Start of Supplied data

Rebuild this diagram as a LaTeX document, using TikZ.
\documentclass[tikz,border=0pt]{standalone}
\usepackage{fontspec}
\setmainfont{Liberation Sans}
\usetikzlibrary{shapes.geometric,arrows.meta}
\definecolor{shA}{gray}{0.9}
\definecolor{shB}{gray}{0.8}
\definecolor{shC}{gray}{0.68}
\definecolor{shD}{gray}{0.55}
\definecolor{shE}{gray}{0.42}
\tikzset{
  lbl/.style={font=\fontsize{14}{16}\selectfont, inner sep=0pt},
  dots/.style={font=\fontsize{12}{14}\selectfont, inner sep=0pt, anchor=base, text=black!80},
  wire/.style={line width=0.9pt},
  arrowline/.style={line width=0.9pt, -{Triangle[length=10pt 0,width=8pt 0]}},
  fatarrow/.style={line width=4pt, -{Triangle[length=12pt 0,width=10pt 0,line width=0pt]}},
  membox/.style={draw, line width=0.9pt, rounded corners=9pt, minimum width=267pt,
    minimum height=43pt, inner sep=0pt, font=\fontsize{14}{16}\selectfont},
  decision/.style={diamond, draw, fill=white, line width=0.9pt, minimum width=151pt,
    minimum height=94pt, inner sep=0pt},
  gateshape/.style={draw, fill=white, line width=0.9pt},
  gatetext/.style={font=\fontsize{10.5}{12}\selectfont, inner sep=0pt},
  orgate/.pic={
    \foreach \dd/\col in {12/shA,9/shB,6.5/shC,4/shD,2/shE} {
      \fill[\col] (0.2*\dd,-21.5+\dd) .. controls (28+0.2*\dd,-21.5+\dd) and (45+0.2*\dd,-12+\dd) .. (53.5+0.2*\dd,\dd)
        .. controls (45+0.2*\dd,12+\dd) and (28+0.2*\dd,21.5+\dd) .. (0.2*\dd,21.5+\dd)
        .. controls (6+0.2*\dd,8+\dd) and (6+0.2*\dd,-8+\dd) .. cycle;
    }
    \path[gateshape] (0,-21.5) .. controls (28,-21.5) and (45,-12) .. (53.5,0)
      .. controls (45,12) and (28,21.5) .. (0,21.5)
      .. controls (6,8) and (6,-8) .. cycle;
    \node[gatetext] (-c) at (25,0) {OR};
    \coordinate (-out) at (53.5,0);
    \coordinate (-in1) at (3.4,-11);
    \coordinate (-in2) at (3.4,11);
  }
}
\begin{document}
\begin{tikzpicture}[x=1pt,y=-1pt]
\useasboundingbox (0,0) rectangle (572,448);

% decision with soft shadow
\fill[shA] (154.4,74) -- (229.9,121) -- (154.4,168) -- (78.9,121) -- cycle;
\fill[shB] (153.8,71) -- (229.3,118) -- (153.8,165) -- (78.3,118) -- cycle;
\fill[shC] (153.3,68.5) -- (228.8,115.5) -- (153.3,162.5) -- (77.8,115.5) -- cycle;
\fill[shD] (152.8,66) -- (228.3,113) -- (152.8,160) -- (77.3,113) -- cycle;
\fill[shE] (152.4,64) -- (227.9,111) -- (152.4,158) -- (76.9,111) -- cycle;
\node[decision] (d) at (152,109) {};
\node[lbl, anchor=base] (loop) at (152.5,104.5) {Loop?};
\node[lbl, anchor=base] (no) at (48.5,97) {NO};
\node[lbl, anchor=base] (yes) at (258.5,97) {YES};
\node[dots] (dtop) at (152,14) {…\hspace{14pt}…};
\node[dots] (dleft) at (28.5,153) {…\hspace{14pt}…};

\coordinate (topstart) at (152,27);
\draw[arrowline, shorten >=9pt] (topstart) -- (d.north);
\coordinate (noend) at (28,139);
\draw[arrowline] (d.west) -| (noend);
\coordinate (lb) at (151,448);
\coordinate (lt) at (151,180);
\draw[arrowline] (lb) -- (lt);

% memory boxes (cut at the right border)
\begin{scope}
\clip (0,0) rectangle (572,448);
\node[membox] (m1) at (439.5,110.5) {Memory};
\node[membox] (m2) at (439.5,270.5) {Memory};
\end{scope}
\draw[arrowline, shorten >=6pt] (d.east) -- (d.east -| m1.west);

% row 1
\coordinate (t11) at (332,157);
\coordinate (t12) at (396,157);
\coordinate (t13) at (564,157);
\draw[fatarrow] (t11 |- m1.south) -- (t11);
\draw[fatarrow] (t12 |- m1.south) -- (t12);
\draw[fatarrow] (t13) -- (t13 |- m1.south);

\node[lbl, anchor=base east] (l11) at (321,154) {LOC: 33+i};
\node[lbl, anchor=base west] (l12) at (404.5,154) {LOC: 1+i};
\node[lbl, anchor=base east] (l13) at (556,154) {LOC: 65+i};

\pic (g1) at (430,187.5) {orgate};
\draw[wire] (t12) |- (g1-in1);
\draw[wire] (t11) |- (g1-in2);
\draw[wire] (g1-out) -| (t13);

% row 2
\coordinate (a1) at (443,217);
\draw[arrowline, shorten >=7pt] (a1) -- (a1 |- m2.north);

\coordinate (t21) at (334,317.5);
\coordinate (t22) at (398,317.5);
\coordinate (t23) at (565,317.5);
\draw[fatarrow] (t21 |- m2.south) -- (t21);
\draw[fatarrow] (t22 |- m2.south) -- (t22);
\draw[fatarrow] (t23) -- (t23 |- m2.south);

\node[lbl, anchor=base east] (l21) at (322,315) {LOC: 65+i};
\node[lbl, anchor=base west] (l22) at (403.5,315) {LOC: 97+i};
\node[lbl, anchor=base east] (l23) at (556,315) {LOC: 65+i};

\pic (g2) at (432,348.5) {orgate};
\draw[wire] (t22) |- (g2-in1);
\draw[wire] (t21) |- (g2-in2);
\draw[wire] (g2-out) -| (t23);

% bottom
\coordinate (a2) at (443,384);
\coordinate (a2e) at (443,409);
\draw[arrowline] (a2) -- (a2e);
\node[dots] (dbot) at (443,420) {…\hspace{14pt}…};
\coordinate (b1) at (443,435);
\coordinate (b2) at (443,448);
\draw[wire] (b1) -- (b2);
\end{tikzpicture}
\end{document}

End of Supplied data
Start of Supplied data

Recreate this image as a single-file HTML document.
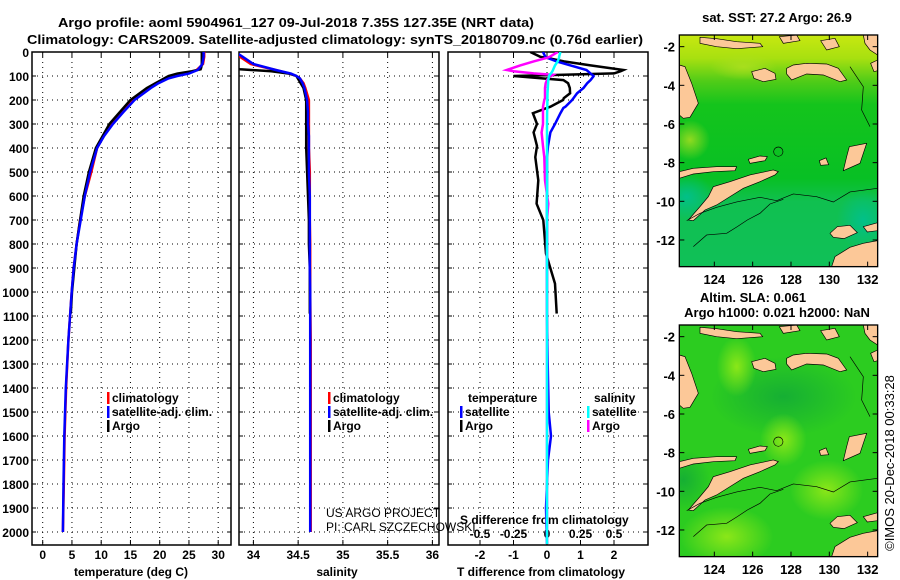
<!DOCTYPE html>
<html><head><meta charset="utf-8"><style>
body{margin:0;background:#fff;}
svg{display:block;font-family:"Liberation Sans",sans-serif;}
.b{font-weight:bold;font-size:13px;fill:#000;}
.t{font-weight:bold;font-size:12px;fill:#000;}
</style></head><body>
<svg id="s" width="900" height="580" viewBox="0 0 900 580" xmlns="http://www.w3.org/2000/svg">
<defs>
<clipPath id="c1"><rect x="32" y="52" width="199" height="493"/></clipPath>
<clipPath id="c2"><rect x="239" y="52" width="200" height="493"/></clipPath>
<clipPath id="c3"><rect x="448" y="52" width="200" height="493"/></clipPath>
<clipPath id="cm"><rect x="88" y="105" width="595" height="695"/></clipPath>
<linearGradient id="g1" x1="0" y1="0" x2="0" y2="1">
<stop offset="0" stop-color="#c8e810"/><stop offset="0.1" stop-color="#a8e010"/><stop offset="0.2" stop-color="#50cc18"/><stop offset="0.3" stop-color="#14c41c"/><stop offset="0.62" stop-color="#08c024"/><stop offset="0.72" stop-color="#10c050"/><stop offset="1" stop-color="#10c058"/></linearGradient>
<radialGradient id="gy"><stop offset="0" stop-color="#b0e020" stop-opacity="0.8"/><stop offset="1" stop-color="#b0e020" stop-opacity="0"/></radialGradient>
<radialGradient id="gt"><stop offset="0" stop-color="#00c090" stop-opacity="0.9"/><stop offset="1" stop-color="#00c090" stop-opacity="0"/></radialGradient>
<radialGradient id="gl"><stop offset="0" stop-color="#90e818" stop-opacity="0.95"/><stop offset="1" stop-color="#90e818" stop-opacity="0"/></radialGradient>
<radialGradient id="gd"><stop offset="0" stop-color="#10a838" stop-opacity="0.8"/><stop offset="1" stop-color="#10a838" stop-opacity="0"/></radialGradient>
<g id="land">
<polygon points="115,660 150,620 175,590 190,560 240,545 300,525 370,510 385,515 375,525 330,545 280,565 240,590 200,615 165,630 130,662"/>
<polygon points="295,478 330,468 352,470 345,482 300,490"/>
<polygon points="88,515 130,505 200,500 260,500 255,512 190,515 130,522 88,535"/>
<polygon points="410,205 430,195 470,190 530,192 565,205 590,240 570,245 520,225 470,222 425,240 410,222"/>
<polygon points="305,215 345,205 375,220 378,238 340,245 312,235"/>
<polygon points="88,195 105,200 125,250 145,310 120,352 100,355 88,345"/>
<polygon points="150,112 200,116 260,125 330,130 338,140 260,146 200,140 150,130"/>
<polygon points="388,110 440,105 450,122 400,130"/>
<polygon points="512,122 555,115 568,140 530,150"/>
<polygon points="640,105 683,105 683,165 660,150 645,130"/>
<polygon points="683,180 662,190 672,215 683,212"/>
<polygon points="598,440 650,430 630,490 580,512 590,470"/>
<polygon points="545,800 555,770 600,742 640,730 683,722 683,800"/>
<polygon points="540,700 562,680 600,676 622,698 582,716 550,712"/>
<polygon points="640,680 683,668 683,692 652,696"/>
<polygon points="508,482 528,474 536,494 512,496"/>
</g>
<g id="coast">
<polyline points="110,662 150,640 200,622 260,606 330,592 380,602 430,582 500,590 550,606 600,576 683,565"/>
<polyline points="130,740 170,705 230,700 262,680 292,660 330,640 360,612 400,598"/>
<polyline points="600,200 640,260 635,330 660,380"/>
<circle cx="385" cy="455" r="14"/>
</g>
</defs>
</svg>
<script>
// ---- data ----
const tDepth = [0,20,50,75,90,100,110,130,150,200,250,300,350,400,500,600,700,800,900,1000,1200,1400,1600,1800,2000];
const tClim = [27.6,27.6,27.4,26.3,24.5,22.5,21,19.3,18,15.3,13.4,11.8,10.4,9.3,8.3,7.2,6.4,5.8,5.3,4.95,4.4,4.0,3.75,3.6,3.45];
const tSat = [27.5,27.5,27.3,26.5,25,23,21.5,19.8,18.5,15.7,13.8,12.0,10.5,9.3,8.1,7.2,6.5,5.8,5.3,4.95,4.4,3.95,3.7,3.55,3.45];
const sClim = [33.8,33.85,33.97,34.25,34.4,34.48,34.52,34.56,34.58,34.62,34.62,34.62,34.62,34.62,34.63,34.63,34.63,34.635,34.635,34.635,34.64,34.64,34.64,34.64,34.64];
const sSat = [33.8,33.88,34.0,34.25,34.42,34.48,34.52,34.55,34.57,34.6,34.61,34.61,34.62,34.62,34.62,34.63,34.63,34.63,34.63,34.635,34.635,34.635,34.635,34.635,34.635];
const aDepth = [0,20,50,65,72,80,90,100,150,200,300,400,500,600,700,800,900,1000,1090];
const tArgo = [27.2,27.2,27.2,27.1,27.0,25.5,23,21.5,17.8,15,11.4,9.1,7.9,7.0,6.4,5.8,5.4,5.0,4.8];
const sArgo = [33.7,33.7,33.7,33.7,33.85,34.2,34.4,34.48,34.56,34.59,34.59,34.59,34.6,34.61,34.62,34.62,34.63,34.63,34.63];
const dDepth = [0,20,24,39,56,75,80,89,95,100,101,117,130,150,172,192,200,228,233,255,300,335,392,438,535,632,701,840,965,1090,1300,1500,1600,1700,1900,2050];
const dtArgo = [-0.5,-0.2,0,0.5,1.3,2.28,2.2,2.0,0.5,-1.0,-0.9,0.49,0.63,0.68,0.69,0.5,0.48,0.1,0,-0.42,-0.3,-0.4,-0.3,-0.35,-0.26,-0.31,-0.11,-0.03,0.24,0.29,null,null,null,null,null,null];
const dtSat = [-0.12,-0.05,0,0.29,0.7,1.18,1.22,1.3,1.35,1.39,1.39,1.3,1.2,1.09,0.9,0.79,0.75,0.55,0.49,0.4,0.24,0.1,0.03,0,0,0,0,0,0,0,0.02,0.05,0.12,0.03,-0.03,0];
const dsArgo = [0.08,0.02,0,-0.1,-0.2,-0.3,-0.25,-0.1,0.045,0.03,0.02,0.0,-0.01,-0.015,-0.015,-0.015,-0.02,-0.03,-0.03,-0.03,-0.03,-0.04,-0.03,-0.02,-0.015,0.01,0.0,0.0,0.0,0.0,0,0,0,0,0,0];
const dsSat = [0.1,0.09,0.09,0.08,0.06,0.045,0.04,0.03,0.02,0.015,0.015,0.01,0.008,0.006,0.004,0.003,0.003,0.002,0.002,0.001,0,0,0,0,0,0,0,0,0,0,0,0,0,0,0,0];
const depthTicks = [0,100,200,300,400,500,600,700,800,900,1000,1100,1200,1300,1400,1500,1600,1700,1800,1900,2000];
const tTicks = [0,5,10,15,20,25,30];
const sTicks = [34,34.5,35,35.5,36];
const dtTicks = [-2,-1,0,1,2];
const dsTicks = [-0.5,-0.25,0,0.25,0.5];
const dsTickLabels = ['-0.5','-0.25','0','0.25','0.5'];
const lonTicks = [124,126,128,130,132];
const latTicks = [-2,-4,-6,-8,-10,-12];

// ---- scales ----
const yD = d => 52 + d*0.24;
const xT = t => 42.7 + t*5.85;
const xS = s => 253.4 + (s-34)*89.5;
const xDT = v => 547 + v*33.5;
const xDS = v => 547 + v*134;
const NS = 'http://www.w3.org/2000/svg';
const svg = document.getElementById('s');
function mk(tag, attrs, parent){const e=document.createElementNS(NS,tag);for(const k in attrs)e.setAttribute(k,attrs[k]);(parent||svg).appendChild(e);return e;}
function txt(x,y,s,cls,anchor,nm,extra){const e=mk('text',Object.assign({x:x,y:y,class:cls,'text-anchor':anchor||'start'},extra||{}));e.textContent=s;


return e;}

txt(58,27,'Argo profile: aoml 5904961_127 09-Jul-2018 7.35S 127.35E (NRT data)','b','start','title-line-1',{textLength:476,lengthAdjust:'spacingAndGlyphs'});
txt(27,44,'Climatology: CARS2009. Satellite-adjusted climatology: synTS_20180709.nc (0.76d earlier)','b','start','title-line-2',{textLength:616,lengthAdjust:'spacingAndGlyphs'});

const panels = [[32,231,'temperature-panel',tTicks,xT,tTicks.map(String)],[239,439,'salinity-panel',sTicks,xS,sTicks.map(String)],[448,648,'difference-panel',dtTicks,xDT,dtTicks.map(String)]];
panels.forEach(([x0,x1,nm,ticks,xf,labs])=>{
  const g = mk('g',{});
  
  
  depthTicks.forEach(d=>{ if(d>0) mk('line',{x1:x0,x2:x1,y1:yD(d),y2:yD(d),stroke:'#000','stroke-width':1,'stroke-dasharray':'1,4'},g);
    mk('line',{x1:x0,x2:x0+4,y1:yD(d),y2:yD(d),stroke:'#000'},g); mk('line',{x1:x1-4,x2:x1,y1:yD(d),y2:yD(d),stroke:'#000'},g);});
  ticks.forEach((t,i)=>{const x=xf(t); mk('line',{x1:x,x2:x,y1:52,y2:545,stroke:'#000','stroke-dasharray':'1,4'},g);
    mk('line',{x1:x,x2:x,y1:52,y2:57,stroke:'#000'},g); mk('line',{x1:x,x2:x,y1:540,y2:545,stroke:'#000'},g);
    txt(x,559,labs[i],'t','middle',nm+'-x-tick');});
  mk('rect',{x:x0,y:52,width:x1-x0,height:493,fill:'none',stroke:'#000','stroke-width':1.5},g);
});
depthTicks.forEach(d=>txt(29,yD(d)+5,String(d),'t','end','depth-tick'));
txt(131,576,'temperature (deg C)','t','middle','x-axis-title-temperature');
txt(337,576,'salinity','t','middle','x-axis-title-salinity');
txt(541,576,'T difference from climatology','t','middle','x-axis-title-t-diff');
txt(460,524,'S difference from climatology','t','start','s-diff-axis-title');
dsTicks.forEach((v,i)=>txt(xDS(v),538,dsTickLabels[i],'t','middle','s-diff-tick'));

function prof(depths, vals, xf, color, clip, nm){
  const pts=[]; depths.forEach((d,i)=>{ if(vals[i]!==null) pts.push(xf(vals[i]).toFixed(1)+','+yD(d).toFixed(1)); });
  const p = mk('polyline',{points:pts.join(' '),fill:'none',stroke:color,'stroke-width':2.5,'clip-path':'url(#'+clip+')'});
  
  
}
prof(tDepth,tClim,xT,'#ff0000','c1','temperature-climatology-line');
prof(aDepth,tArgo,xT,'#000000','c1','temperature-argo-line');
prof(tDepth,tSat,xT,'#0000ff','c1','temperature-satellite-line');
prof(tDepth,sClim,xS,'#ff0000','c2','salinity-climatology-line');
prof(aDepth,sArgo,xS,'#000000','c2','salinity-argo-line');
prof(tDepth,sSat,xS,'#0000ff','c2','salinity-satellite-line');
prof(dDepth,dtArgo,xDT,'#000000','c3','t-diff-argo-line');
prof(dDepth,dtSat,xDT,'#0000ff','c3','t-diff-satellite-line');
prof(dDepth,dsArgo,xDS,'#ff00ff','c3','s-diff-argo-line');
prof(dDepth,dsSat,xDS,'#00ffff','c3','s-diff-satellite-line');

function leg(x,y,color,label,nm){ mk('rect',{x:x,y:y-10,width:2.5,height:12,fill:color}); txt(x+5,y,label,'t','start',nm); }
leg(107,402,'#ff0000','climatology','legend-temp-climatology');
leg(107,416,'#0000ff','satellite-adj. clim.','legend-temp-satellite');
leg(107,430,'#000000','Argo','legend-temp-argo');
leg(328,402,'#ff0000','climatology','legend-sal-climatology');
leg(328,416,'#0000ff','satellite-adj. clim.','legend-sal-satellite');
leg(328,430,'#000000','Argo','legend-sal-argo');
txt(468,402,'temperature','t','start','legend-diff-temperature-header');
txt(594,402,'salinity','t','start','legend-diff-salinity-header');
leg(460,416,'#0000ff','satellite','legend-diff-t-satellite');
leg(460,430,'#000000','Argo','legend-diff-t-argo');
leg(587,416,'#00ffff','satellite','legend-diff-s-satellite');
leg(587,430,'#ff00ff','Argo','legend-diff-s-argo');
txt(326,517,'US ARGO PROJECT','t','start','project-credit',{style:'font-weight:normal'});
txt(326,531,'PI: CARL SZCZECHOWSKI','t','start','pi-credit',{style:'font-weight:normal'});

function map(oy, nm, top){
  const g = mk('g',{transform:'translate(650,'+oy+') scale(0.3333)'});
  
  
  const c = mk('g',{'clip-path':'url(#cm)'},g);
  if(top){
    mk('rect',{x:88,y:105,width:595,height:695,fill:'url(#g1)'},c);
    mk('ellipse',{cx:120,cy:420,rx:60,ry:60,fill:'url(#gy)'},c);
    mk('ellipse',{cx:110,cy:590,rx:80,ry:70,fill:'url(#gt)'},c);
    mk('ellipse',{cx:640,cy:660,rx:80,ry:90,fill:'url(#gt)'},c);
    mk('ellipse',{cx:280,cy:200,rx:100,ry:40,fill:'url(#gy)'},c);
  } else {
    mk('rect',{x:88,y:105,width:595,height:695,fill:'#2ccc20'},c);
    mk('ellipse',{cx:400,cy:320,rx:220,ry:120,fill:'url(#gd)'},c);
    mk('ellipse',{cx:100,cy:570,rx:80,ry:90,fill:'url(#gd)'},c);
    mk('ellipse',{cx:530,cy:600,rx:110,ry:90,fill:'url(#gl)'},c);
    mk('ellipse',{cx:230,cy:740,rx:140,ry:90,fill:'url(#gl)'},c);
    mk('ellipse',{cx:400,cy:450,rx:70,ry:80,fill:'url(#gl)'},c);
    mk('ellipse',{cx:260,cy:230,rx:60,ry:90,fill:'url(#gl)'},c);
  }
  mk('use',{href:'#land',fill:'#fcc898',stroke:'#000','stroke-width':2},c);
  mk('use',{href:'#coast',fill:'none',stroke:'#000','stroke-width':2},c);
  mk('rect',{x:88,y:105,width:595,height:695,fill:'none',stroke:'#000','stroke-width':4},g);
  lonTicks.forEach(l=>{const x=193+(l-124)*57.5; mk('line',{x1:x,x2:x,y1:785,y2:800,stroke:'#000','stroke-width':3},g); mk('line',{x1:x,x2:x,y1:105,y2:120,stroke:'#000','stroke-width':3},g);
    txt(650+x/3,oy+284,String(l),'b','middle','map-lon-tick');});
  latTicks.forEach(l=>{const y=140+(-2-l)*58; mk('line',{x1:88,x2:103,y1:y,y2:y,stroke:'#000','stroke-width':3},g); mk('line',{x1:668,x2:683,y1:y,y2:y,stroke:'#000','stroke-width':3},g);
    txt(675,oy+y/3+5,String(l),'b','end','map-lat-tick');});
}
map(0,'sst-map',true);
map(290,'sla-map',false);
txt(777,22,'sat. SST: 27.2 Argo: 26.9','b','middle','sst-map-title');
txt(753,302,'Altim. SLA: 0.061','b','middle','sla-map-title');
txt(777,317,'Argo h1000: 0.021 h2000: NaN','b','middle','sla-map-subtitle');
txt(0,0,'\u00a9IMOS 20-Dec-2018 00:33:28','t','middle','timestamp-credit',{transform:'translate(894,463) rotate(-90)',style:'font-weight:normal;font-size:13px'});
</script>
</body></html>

End of Supplied data

Return every line above that contains the word "this".

Result:
Rebuild this diagram as a LaTeX document, using TikZ.
Recreate this image as a single-file HTML document.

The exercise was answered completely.